For the euro area, the story will change when companies start raising wages, the ECB has said. This is not yet happening so ECB President Christine Lagarde and chief economist Philip Lane have stuck to their language on “transitory” inflation that will “fade”.
But a change of view in Frankfurt may not be too far off, some think.
A growing number of policymakers feel that the outlook is murky enough not to commit too far into the future.
Analysts are even more outspoken.
“We see greater signs of underlying inflationary pressures building – supportive of our view that the current price shock will prove to be less transitory than the ECB thinks,” Paul Hollingsworth, Chief European Economist, BNP Paribas Markets 360 said.
UK ‘IN BETWEEN‘
The Bank of England also doesn’t appear ready to abandon its stance but some policymakers have expressed discomfort over terminology.
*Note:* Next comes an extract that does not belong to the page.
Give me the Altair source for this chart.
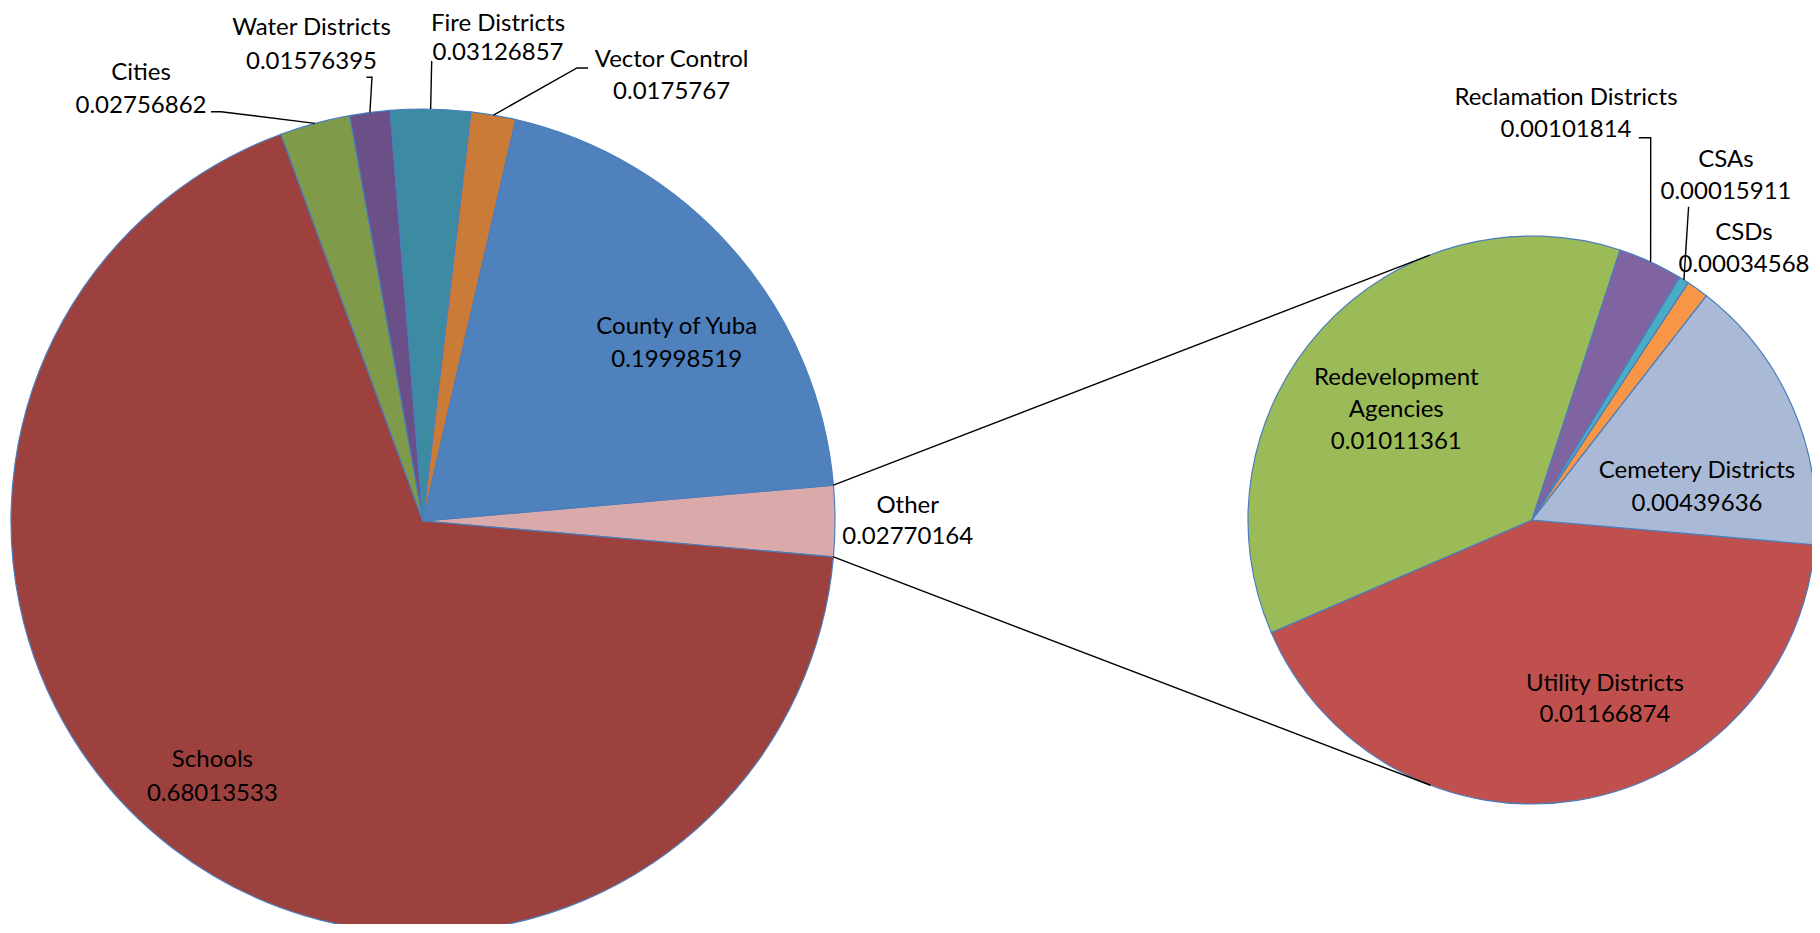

“Perhaps understandably, the word ‘transitory’ has become somewhat notorious of late, as central banks’ characterisation of recent inflation developments has been challenged by repeated overshoots of their inflation projections,” Huw Pill, the BoE’s new chief economist said recently.
Unlikely in the euro zone, UK inflation still has not peaked and could rise to around 5% in the second quarter of 2022 from a 10-year high of 4.2% hit in October.
Indeed, the bank has already said that increases in interest rates are likely in coming months with economists looking for its first move possibly as soon as this month.
“The Bank of England is in between, so they are probably close to the U.S. situation,” Wouter Sturkenboom, chief investment strategist for EMEA and APAC at Northern Trust said.